The team also traded away one more veteran receiver in 2020 second-round pick Chase Claypool just prior to the deadline in exchange for the Chicago Bears’ 2023 second-round pick, No. 32 overall. The Steelers were 24th in the league in passing yards per game, averaging 200.6 yards, a dip from their 2021 average of 221 yards per game. The team also scored only 12 passing touchdowns to 16 rushing.
“I think the best teams can do both,” Rooney said. “Being a team that’s tough to defend means you can do a lot of things right. I think what we’re looking for is to be balanced. I think we need to improve on the passing game for sure. We need to see more yards after catch from our receivers. Obviously, we need to be better in the red zone. So, definitely some places we need to improve on to score more points is the bottom line.”
In 2022, with a young core of players like Pickett and wide receiver George Pickens, the Steelers opted for a more conservative game plan than in years past, prioritizing ball security over splash plays. But the Steelers will enter 2023 with Pickett installed as the starting quarterback for a full offseason and a young core of talented playmakers around him. With players like Pickens, Diontae Johnson, Pat Freiermuth and Najee Harris on the roster, coupled with the 7-2 finish after the bye week, there’s reason for offensive optimism.
“The way that we finished the season, the way we came out of the bye week, I think we should be really proud of ourselves,” Harris said after the Week 18 win against the Browns. “We can just see how our future is. We’re young, but we’re also really talented, and I think that for us to come together through all that adversity that we had early on in the year, for us to finish out the season the way we did, man, that should be motivation for us. We should be hungry for next year.”
The team prioritized continuity for Pickett and the offense in retaining Canada for another season, believing that his offense can evolve in its third season after back-to-back years working in conditions that didn’t allow Canada to fully open up his playbook.

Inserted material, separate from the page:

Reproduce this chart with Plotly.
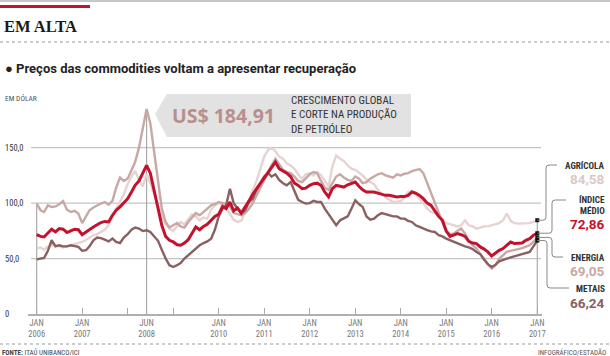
import pandas as pd
import plotly.graph_objects as go

# ---------------- data ----------------
months = pd.date_range("2006-01-01", "2017-01-01", freq="MS")

agricola = [
    59, 60, 58, 61, 62, 62, 61, 60, 61, 62, 63, 64,
    65, 67, 69, 71, 72, 74, 76, 80, 88, 95, 101, 108,
    117, 124, 129, 121, 115, 126, 118, 108, 97, 88, 81, 77,
    75, 79, 83, 81, 86, 90, 88, 84.5, 87, 86, 94, 98,
    100, 99, 96, 91, 85, 83, 84, 92, 103, 112, 120, 132,
    142, 148, 150, 147, 142, 140, 136, 134, 131, 126, 122, 126,
    127, 125, 128, 125, 120, 115, 133, 143, 140, 138, 134, 131,
    130, 127, 125, 121, 119, 117, 112, 108, 105, 103, 101, 101,
    102, 105, 110, 111, 108, 104, 100, 95, 92, 91, 89, 86,
    82, 81, 80, 79, 80, 84.5, 80, 79, 77, 78, 79, 79,
    80, 81, 82, 84.5, 90.6, 84, 82, 81.5, 81.5, 82, 82, 83, 84.58,
]

energia = [
    99.6, 93.6, 92, 98, 96.5, 97, 99, 101.7, 94, 92, 93, 90.6,
    82, 88, 93.6, 96, 98, 99.6, 101, 98.5, 102, 114, 123, 120,
    122, 130, 137, 150, 168, 184.91, 172, 146, 118, 95, 83, 78,
    80, 82, 79, 78, 83, 87, 91, 89, 92, 95, 98, 99,
    101, 100, 99, 97, 91, 90, 89, 91, 95, 100, 107, 114,
    122, 128, 134, 140, 135, 130, 128, 127, 124, 120, 119, 122,
    126, 128, 127, 120, 114, 112, 118, 124, 126, 123, 121, 120,
    124, 122, 118, 119, 122, 124, 126, 127, 125, 124, 123, 126,
    125, 126.5, 127, 128.8, 130, 130.6, 127, 118, 110, 101, 92, 83,
    74, 72, 72.5, 75, 77, 72.5, 66, 62, 59, 54, 50, 45,
    41, 44, 50, 53, 56, 57, 57.5, 58.5, 59.5, 60.5, 62, 65, 69.05,
]

metais = [
    49.3, 50, 50.5, 57, 66.5, 61, 62, 61, 61, 62, 61, 60.5,
    57, 57.5, 61, 66.5, 69, 68.5, 67, 65.5, 68, 65, 64, 69,
    72, 76, 78, 77, 74.8, 75.5, 74, 70, 66, 58, 50, 44,
    42.4, 44, 46, 50, 53, 56, 59.5, 62, 64, 65.5, 68, 76,
    88, 95, 98, 113, 100, 95, 90.6, 93.6, 101, 104, 112, 118,
    124, 127, 124, 126, 121, 118, 116, 119, 110, 103, 101, 99.6,
    100, 102, 101, 101, 95, 90, 86, 80, 84.5, 86, 88, 95,
    102.6, 99, 96.6, 88, 85, 86, 89, 91, 90, 89, 88, 88,
    86, 86, 84, 83, 80, 78.6, 77, 75.6, 74.5, 74, 71, 70,
    68, 66.5, 65, 63.5, 62, 61, 60, 58.5, 56, 54, 49, 45,
    42.4, 44.5, 47.5, 49, 50, 51, 52, 53, 54, 54.5, 56, 61, 66.24,
]

indice = [
    71.6, 70, 69.5, 73, 76.5, 74, 77, 76.5, 73.5, 75, 76.5, 76,
    71.5, 74, 76.5, 78.5, 80.5, 82.5, 83.5, 83, 89, 93.6, 96.6, 100,
    104, 110, 116, 120, 126.7, 134, 127, 112, 96, 80, 70, 66.5,
    65, 62.5, 62, 64, 67, 73, 78.5, 76, 79, 81, 84.5, 88,
    90, 97, 95, 101, 93, 95.5, 91, 96, 102, 108, 113, 118,
    123.5, 128, 132.5, 137, 131, 129, 127, 124, 118, 116, 113, 113.5,
    116, 117.5, 118, 116, 110, 105.6, 113, 116, 115, 114.5, 116.5, 118,
    119, 115, 112, 110, 110, 110, 109, 108, 107, 107, 106, 105.6,
    106, 106, 107, 110, 109, 107, 104, 100, 98, 93, 88, 84.5,
    75, 70, 71, 72.5, 71.5, 70, 65.5, 64, 63.5, 60.5, 58.5, 56,
    52.3, 55, 57.4, 59, 62, 65, 63.5, 63.5, 64, 66.5, 68, 71, 72.86,
]

x_tickvals = ["2006-01-01", "2007-01-01", "2008-01-01", "2008-06-01", "2009-01-01",
              "2010-01-01", "2011-01-01", "2012-01-01", "2013-01-01", "2014-01-01",
              "2015-01-01", "2016-01-01", "2017-01-01"]
x_ticktext = ["JAN<br>2006", "JAN<br>2007", "", "JUN<br>2008", "",
              "JAN<br>2010", "JAN<br>2011", "JAN<br>2012", "JAN<br>2013", "JAN<br>2014",
              "JAN<br>2015", "JAN<br>2016", "JAN<br>2017"]
y_tickvals = [0, 50, 100, 150]
y_ticktext = ["0", "50,0", "100,0", "150,0"]

# ---------------- style ----------------
W, H = 610, 356
ML, MR, MT, MB = 28, 68, 100, 42
YMAX = 193
C_AGR = "#e6d3d2"
C_ENE = "#c8a8a4"
C_MET = "#8b6060"
C_IND = "#c3122d"
SANS = "Roboto"
COND = "Liberation Sans Narrow, Roboto Condensed, Roboto"


def px(xp):
    return (xp - ML) / (W - ML - MR)


def py(yp):
    return (H - MB - yp) / (H - MT - MB)


def fmt(v):
    return f"{v:.2f}".replace(".", ",")


fig = go.Figure()
for name, vals, col, wid in [("Agrícola", agricola, C_AGR, 2.4),
                             ("Energia", energia, C_ENE, 2.4),
                             ("Metais", metais, C_MET, 2.4),
                             ("Índice médio", indice, C_IND, 3)]:
    fig.add_trace(go.Scatter(x=months, y=vals, mode="lines", name=name,
                             line=dict(color=col, width=wid), hoverinfo="skip"))

last = months[-1]
fig.add_trace(go.Scatter(x=[last] * 4, y=[agricola[-1], indice[-1], energia[-1], metais[-1]],
                         mode="markers", marker=dict(symbol="square", size=4, color="#111"),
                         hoverinfo="skip"))

shapes = []
# header rules
shapes.append(dict(type="line", xref="paper", yref="paper", x0=px(0), x1=px(W), y0=py(1), y1=py(1),
                   line=dict(color="#b5b5b5", width=1.5)))
shapes.append(dict(type="line", xref="paper", yref="paper", x0=px(0), x1=px(90), y0=py(6.5), y1=py(6.5),
                   line=dict(color=C_IND, width=3)))
shapes.append(dict(type="line", xref="paper", yref="paper", x0=px(0), x1=px(W), y0=py(42), y1=py(42),
                   line=dict(color="#999", width=1, dash="dot")))
shapes.append(dict(type="line", xref="paper", yref="paper", x0=px(0), x1=px(W), y0=py(344), y1=py(344),
                   line=dict(color="#999", width=1, dash="dot")))
# gridlines
for v in y_tickvals[1:]:
    shapes.append(dict(type="line", xref="paper", yref="paper", x0=px(31), x1=px(541),
                       y0=v / YMAX, y1=v / YMAX, layer="below",
                       line=dict(color="#c4c4c4", width=1.2)))
# drop lines
peak_i = max(range(len(energia)), key=lambda i: energia[i])
for xd, yd in [(months[0], energia[0]), (months[peak_i], energia[peak_i]), (last, agricola[-1])]:
    shapes.append(dict(type="line", xref="x", yref="y", x0=xd, x1=xd, y0=0, y1=yd, layer="below",
                       line=dict(color="#aaaaaa", width=1.2)))
# callout box
path = (f"M {px(167)},{py(94)} L {px(411)},{py(94)} L {px(411)},{py(137)} "
        f"L {px(167)},{py(137)} L {px(155)},{py(114)} Z")
shapes.append(dict(type="path", xref="paper", yref="paper", path=path,
                   fillcolor="#e2e2e2", line=dict(width=0), layer="below"))

# connectors (pixel x, label pixel y)
xs = 537.3


def connector(v, xc, ylab, xe):
    ys = v / YMAX
    yl = py(ylab)
    r = 3
    d = 1 if yl > ys else -1
    ry = r / (H - MT - MB)
    return (f"M {px(xs)},{ys} L {px(xc - r)},{ys} Q {px(xc)},{ys} {px(xc)},{ys + d * ry} "
            f"L {px(xc)},{yl - d * ry} Q {px(xc)},{yl} {px(xc + r)},{yl} L {px(xe)},{yl}")


for v, xc, ylab, xe in [(agricola[-1], 546, 165, 557), (indice[-1], 552, 200, 566),
                        (energia[-1], 552, 257, 563), (metais[-1], 547, 288, 569)]:
    shapes.append(dict(type="path", xref="paper", yref="paper", path=connector(v, xc, ylab, xe),
                       line=dict(color="#888", width=1)))

ann = []


def text(t, x, y, size, color="#222", anchor="left", family=SANS, yref="paper", valign="middle"):
    ann.append(dict(text=t, x=px(x), y=(py(y) if yref == "paper" else y), xref="paper", yref=yref,
                    xanchor=anchor, yanchor=valign, showarrow=False, align=anchor,
                    font=dict(family=family, size=size, color=color)))


text("<b>EM ALTA</b>", 2, 27, 16.5, "#1a1a1a", family="Liberation Serif")
text("<b>● Preços das commodities voltam a apresentar recuperação</b>", 3, 68.5, 13, "#222")
text("EM DÓLAR", 3, 98, 7.5, "#555", family=COND)
for v, t in zip(y_tickvals, y_ticktext):
    ann.append(dict(text=t, x=px(3), y=v, xref="paper", yref="y", xanchor="left", yanchor="middle",
                    showarrow=False, font=dict(family=COND, size=8.5, color="#333")))
text(f"<b>US$ {fmt(energia[peak_i])}</b>", 170, 115.5, 19.5, "#b88f8d", family="Open Sans")
ann.append(dict(text="CRESCIMENTO GLOBAL<br>E CORTE NA PRODUÇÃO<br>DE PETRÓLEO", x=px(289), y=py(114.5),
                xref="paper", yref="paper", xanchor="left", yanchor="middle", showarrow=False,
                align="left", font=dict(family=COND, size=11, color="#333")))

# right labels
text("<b>AGRÍCOLA</b>", 607, 165, 9.2, "#333", "right", COND)
text(f"<b>{fmt(agricola[-1])}</b>", 607, 179, 13.5, "#dcc8c7", "right", SANS)
text("<b>ÍNDICE</b>", 607, 199.5, 9.2, "#333", "right", COND)
text("<b>MÉDIO</b>", 607, 210.5, 9.2, "#333", "right", COND)
text(f"<b>{fmt(indice[-1])}</b>", 607, 224, 13.5, C_IND, "right", SANS)
text("<b>ENERGIA</b>", 607, 257, 9.2, "#333", "right", COND)
text(f"<b>{fmt(energia[-1])}</b>", 607, 270.5, 13.5, C_ENE, "right", SANS)
text("<b>METAIS</b>", 607, 288, 9.2, "#333", "right", COND)
text(f"<b>{fmt(metais[-1])}</b>", 607, 303, 13.5, C_MET, "right", SANS)

# footer
text("<b>FONTE:</b> ITAÚ UNIBANCO/ICI", 0, 352.5, 7, "#444", family=COND)
text("INFOGRÁFICO/ESTADÃO", 608, 352.5, 7, "#555", "right", COND)

start = months[0] - pd.Timedelta(days=69.8)
end = last + pd.Timedelta(days=37.7)

fig.update_layout(
    width=W, height=H, autosize=False,
    margin=dict(l=ML, r=MR, t=MT, b=MB, pad=0),
    paper_bgcolor="white", plot_bgcolor="white", showlegend=False,
    shapes=shapes, annotations=ann,
    xaxis=dict(type="date", range=[start, end], tickvals=x_tickvals, ticktext=x_ticktext,
               showgrid=False, zeroline=False, showline=True, linecolor="#b0b0b0", linewidth=1.5,
               ticks="inside", ticklen=6, tickcolor="#aaaaaa", tickwidth=1,
               tickfont=dict(family=COND, size=8.5, color="#777")),
    yaxis=dict(range=[0, YMAX], showgrid=False, zeroline=False, showticklabels=False,
               showline=False, ticks=""),
)

fig.write_html("out.html", config={"displayModeBar": False},
               post_script="document.body.style.margin='0';document.body.style.overflow='hidden';")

It’s a gamble, especially as division rival Baltimore announced the hire of former Georgia offensive coordinator Todd Monken to lead the Ravens’ offense on Tuesday. Monken guided aggressive offenses with the back-to-back national championship Bulldogs (501.1 yards, 40.7 points per game in 2022) and in previous NFL stints as OC of the Browns (career-high 3,827 passing yards for Baker Mayfield in 2019) and the Buccaneers (No. 1 in NFL total offense in 2018).
The Steelers are an old-school organization, often sticking to the principles of defensive smash mouth, trench-warfare football. But the NFL is moving away from that style, trending more toward a pass-happy league with its best teams collecting offensive skill players like infinity stones.
The Steelers aren’t typically an organization that jumps on a new trend, but this one might be here to stay. Are the Steelers?